On the run for months, it took Belgian investigators more than four months to track down a suspected bomber in the deadly terror attacks on Paris in November.

Where did they find Salam Abdeslam? At his mother’s home in the Molenbeek district of Brussels, right under their noses.

“It’s hard not to describe Keystone Cops sort of bungling,” says Ryan Heath, based in Brussels for Politico.

Beligium has not put enough resources into counterterrorism effort, he says. For example, in Molenbeek, where many homes are suspected of harboring ISIS terrorists, police are only searching one house per day.” 

It’s probably too logistically difficult to say you’re going to search every single home,” he says. “But there’s some kind of middle ground between searching one out of 250 homes and every single home and  what I think is that the Belgians haven’t come up  with a short- and medium-term sort of strategy to make it legally possible to conduct those oprations.”

In Belgium it has been illegal for investigators to make raids after 9 p.m. and before 5 a.m. or to get a warrant to search a home after 4 p.m. on Friday afternoon.
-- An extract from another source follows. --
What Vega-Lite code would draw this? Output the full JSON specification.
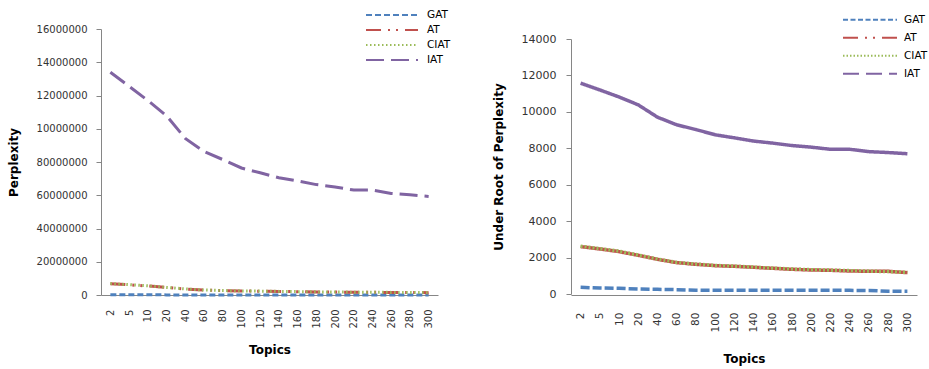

He says those laws prevented police from entering the Brussels’ home where Salam Abdeslam, the suspected Paris bomber, was hiding.

“Terror doesn’t sleep and sometimes bad things happen on weekends and at night time,” he says. “And that’s why you see frustration from all levels of Belgium’s partners.”

Heath says Belgium needs to coordinate its operations with its European allies and to loosen its security laws to enable investigators to do their jobs, because there appears to be a growing network of ISIS operatives in Belgium.

“It’s not a case that this is just a few stray individuals that are organizing these acts,” says Heath. “It’s a network of at least several dozen people, potentially it’s hundreds of people.”